Submitted to: ASA-CSSA-SSSA Annual Meeting Abstracts
Publication Type: Abstract Only
Publication Acceptance Date: 7/28/2014
Publication Date: N/A
Citation: N/A

Interpretive Summary: Greater urban demand for finite water resources, increased frequency of drought resulting from erratic weather, and increased pressure to reduce drainage water volumes have intensified the need for drainage water reuse in arid and semi-arid agricultural areas. Drainage water reuse would be particularly useful on the west side of California’s San Joaquin Valley (WSJV) where no drainage water disposal outlet exists. To dispose of drainage water evaporation ponds are used, which could remove as much as 34,000 ha of land from productivity in the WSJV. A 12-year study has been developed to determine if the quality and productivity of forage grown on previously low-productivity, saline-sodic soils of the WSJV can be maintained at sufficiently high levels to be sustainable when irrigated with drainage water. A long-term (10 year) evaluation is made of the sustainability of drainage water reuse from the perspective of the impact on soil chemical properties crucial to the soil’s intended use of producing forage for livestock. Results of the evaluation were positive. Drainage water reuse is shown to not only reduce drainage volumes thereby mitigating the need for non-productive evaporation ponds, but an alternative water resource asset becomes available that can be used to economic advantage by reclaiming non-productive saline-sodic soils and bringing them back into agricultural production. However, once irrigation of the reclaimed field is terminated it returns quickly (less than 2 years) to its original saline-sodic condition. California Department of Food and Agriculture, land and water resource managers, producers, extension specialists, and Natural Resource Conservation Service field staff are the beneficiaries of this demonstration of the sustainability of drainage water reuse.

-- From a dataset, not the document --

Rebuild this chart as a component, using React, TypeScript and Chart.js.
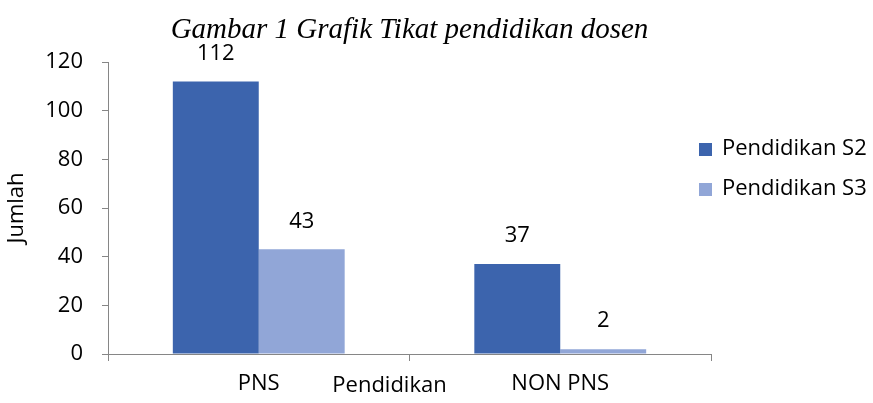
import React, { useEffect, useRef } from "react";
import { Chart, registerables } from "chart.js";

Chart.register(...registerables);

const categories = ["PNS", "NON PNS"];
const seriesNames = ["Pendidikan S2", "Pendidikan S3"];
const seriesS2 = [112, 37];
const seriesS3 = [43, 2];
const colorS2 = "#3c64ad";
const colorS3 = "#91a6d7";
const yMin = 0;
const yMax = 120;
const yStep = 20;
const titleText = "Gambar 1 Grafik Tikat pendidikan dosen";
const xTitleText = "Pendidikan";
const yTitleText = "Jumlah";

const FONT = '"Open Sans"';
const FS = 22;
const AXIS = "#868686";

const overlayPlugin = {
  id: "overlay",
  afterDraw(chart: any) {
    const ctx = chart.ctx;
    const area = chart.chartArea;
    ctx.save();
    ctx.fillStyle = "#000";
    ctx.textAlign = "center";
    ctx.textBaseline = "middle";
    ctx.font = `${FS}px ${FONT}`;
    chart.data.datasets.forEach((ds: any, i: number) => {
      const meta = chart.getDatasetMeta(i);
      meta.data.forEach((bar: any, j: number) => {
        ctx.fillText(String(ds.data[j]), bar.x, bar.y - 28);
      });
    });
    // title
    ctx.font = `italic 29px "Liberation Serif"`;
    ctx.fillText(titleText, (area.left + area.right) / 2, 30);
    // x axis title
    const xs = chart.scales.x;
    ctx.font = `${FS}px ${FONT}`;
    const mid = (xs.getPixelForValue(0) + xs.getPixelForValue(1)) / 2 - 20;
    ctx.fillText(xTitleText, mid, 386);
    // legend
    ctx.textAlign = "left";
    chart.data.datasets.forEach((ds: any, i: number) => {
      const y = area.top + 87 + i * 40;
      const x = area.right - 12;
      ctx.fillStyle = ds.backgroundColor;
      ctx.fillRect(x, y - 6, 13, 13);
      ctx.fillStyle = "#000";
      ctx.fillText(ds.label, x + 23, y);
    });
    ctx.restore();
  },
};

export default function App() {
  const ref = useRef<HTMLCanvasElement | null>(null);
  useEffect(() => {
    if (!ref.current) return;
    const chart = new Chart(ref.current, {
      type: "bar",
      data: {
        labels: categories,
        datasets: [
          { label: seriesNames[0], data: seriesS2, backgroundColor: colorS2, categoryPercentage: 0.57, barPercentage: 1.0 },
          { label: seriesNames[1], data: seriesS3, backgroundColor: colorS3, categoryPercentage: 0.57, barPercentage: 1.0 },
        ],
      },
      options: {
        responsive: false,
        animation: false,
        devicePixelRatio: 1,
        layout: { padding: { top: 62, right: 162, left: 0, bottom: 0 } },
        plugins: {
          legend: { display: false },
          title: { display: false },
          tooltip: { enabled: false },
        },
        scales: {
          x: {
            grid: { offset: true, drawOnChartArea: false, drawTicks: true, tickLength: 7, color: AXIS },
            border: { color: AXIS },
            ticks: { color: "#000", font: { family: FONT, size: FS }, padding: 10 },
            afterFit: (s: any) => { s.height = 49; },
          },
          y: {
            min: yMin,
            max: yMax,
            ticks: { stepSize: yStep, color: "#000", font: { family: FONT, size: FS }, padding: 19 },
            grid: { drawOnChartArea: false, drawTicks: true, tickLength: 6, color: AXIS },
            border: { color: AXIS },
            title: { display: true, text: yTitleText, color: "#000", font: { family: FONT, size: FS }, padding: { top: 4, bottom: 0 } },
            afterFit: (s: any) => { s.width = 108; },
          },
        },
      },
      plugins: [overlayPlugin],
    });
    return () => chart.destroy();
  }, []);
  return (
    <div style={{ position: "fixed", left: 0, top: 0, width: 873, height: 403, background: "#fff" }}>
      <canvas ref={ref} width={873} height={403} style={{ display: "block" }} />
    </div>
  );
}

Technical Abstract: Diminishing freshwater resources have brought attention to the reuse of degraded water as a water resource rather than a disposal problem. Drainage water from tile-drained, irrigated agricultural land is degraded water that is often in large supply, but the long-term impact and sustainability of its reuse on soil is unknown. Similarly, nothing is known of the ramifications of terminating drainage water reuse. The objective of this study is (i) to monitor the long-term impact and sustainability of drainage water reuse on a marginally productive, saline-sodic, 32.4-ha field located on the west side of California’s productive San Joaquin Valley and (ii) to assess spatially what happens to soil when drainage water reuse is terminated. The monitoring and assessment were based on spatial soils data collected during 10 years of irrigation with drainage water followed by 2 years of no applied irrigation water (only rainfall). Geo-referenced measurements of apparent soil electrical conductivity (ECa) were used to direct the soil sampling design. Physical and chemical analyses of soil samples were used (i) to characterize the spatial variability of salinity, Na, B, and Mo, which were identified as critical to the yield and quality of Bermuda grass (Cynodon dactylon (l.) Pers.) grown for livestock consumption, and (ii) to monitor their change during the 12-year study. Soil samples were taken at 0.3-m increments to a depth of 1.2 m at each of 40 sample sites on five occasions: August 1999, April 2002, November 2004, August 2009, and May 2011. Drainage water varying in salinity (1.8–16.3 dS m-1), SAR (5.2-52.4), Mo (80–400 µg L-1), and B (0.4-15.1 mg/L) was applied from July 2000 to June 2009. Results indicate that salts, Na, Mo, and B were leached from the root zone causing a significant improvement in soil quality from 1999 to 2009. Salinity and SAR returned to original levels or higher in less than two years after termination of irrigation. Boron and Mo showed significant increases. Long-term sustainability of drainage water reuse is supported by the results, but once application of irrigation water is terminated, the field quickly returns to its original saline-sodic condition.